I laughed but before I could agree with the hairdressers that she was crazy, she said,
‘What’s the world for if you can’t make it up the way you want it?’
‘The way I want it?’
‘Yeah. The way you want it. Don’t you want it to be something more than what it is?’
‘What’s the point? I can’t change it.’
‘That’s the point. If you don’t, it will change you and it’ll be your fault cause you let it. I let it. And messed up my life.’
‘Messed it up how?’
‘Forgot it.’
‘Forgot?’
‘Forgot it was mine. My life. I just ran up and down the streets wishing I was somebody else.’
‘Who? Who’d you want to be?’
‘Not who so much as what. White. Light. Young again.’
‘Now you don’t?’
‘Now I want to be the woman my mother didn’t stay around long enough to see. That one. The one she would have liked and the one I used to like before…. My grandmother fed me stories about a little blond child. He was a boy, but I thought of him as a girl sometimes, as a brother, sometimes as a boyfriend. He lived inside my mind. Quiet as a mole. But I didn’t know it till I got here. The two of us. Had to get rid of it.’
She talked like that. But I understood what she meant. About having another you inside that isn’t anything like you. [My friend] and I used to make up love scenes and describe them to each other. It was fun and a little smutty. Something about it bothered me, though. Not the loving stuff, but the picture I had of myself when I did it. Nothing like me. I saw myself as somebody I’d seen in a picture show or a magazine. Then it would work. If I pictured myself the way I am it seemed wrong.
‘How did you get rid of her?’
‘Killed her. Then I killed the me that killed her.’
‘Who’s left?’
‘Me.’
This drove me to accept myself as who I am to enjoy life instead of chasing some actualised image of myself. It's easy for me to want things and to chalk up my shortcomings to unfavorable conditions. I imagine myself as someone else accomplishing the things I always wanted; but the person in these imaginations isn't a truthful version of me. I've always been shunned and small; I've always been insignificant, dreaming of a great role in the world.
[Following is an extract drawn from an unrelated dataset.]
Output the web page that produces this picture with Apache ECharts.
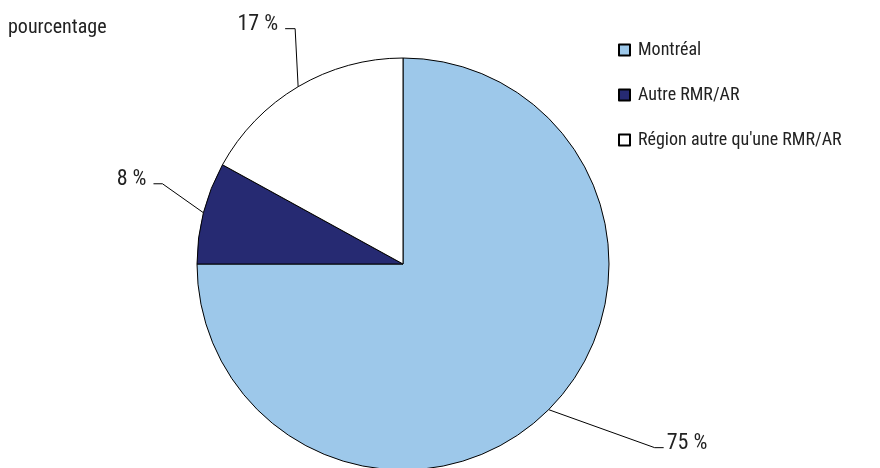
<!DOCTYPE html>
<html>
<head>
<meta charset="utf-8">
<script src="https://cdn.jsdelivr.net/npm/echarts@6/dist/echarts.min.js"></script>
<style>html,body{margin:0;padding:0;background:#fff;}#c{width:880px;height:468px;}</style>
</head>
<body>
<div id="c"></div>
<script>
var categories = ["Montréal", "Autre RMR/AR", "Région autre qu'une RMR/AR"];
var values = [75, 8, 17];
var colors = ["#9dc8ea", "#262a72", "#ffffff"];
var unitLabel = "pourcentage";

var FONT = '"Liberation Sans Narrow", "Arial Narrow", "Roboto Condensed", sans-serif';
// label-line bend offsets (layout only)
var bends = [
  {dx: 106, dy: 38, h: 9, side: 1, gap: 3},
  {dx: -41, dy: -29, h: -9, side: -1, gap: 7},
  {dx: -3, dy: -58, h: -10, side: -1, gap: 7}
];

var chart = echarts.init(document.getElementById('c'));
chart.setOption({
  animation: false,
  backgroundColor: '#fff',
  title: {
    text: unitLabel, left: 3, top: 13,
    textStyle: {fontFamily: FONT, fontSize: 20, fontWeight: 'normal', color: '#222'}
  },
  legend: {
    orient: 'vertical', left: 613, top: 36, itemGap: 27,
    itemWidth: 11, itemHeight: 11, icon: 'rect',
    textStyle: {fontFamily: FONT, fontSize: 18, color: '#222', padding: [0, 0, 0, 3]},
    data: categories
  },
  series: [{
    type: 'pie',
    center: [403, 264],
    radius: 206,
    startAngle: 90,
    clockwise: true,
    avoidLabelOverlap: false,
    itemStyle: {borderColor: '#000', borderWidth: 1},
    label: {
      show: true, formatter: '{c} %',
      fontFamily: FONT, fontSize: 22, color: '#222'
    },
    labelLine: {show: true, length: 20, length2: 10, lineStyle: {color: '#000', width: 1}},
    labelLayout: function (p) {
      var b = bends[p.dataIndex];
      var pts = p.labelLinePoints;
      if (!pts) return {};
      var p0 = pts[0];
      var p1 = [p0[0] + b.dx, p0[1] + b.dy];
      var p2 = [p1[0] + b.h, p1[1]];
      return {
        x: p2[0] + b.side * b.gap,
        y: p2[1] + 7,
        align: b.side > 0 ? 'left' : 'right',
        verticalAlign: 'bottom',
        labelLinePoints: [p0, p1, p2]
      };
    },
    emphasis: {disabled: true},
    data: categories.map(function (n, i) {
      return {name: n, value: values[i], itemStyle: {color: colors[i]}};
    })
  }]
});
</script>
</body>
</html>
Now while that's harsh, it is the truth--but here comes the consolation: you can spend your youth on changing yourself to fulfill the fantasy of who you want to be, but Violet is advising you not to. In Violet's case this was
white, light, and young again, but that ship has sailed and Violet wasted her life trying to be something that was impossible. She's a bit of a bitter old woman with a lot of baggage and regret. This led me to think about my relatives, many of them alcoholic, most of them deeply depressed and unhappy, not at all unlike Violet. The contrast between what you want and what's expected of you is enormous, and the dreams we have tend to be internalised expectations about our lives rather than realistic versions of ourselves as happy, functional and decent human beings. By resolving to change the world instead of herself Violet doesn't exculpate herself from responsibility for a good life (she owns up to it:
I messed up my own life), but she acknowledges herself as she is instead focusing her efforts outward rather than inward; on other people rather than herself. This way she can remain young and light, or at least could have but now she must suffice as she is with all the mistakes she's made in life.
That's more or less my take on it. The way this hit me was massive, I can't fully do it justice how profound a change it made in me.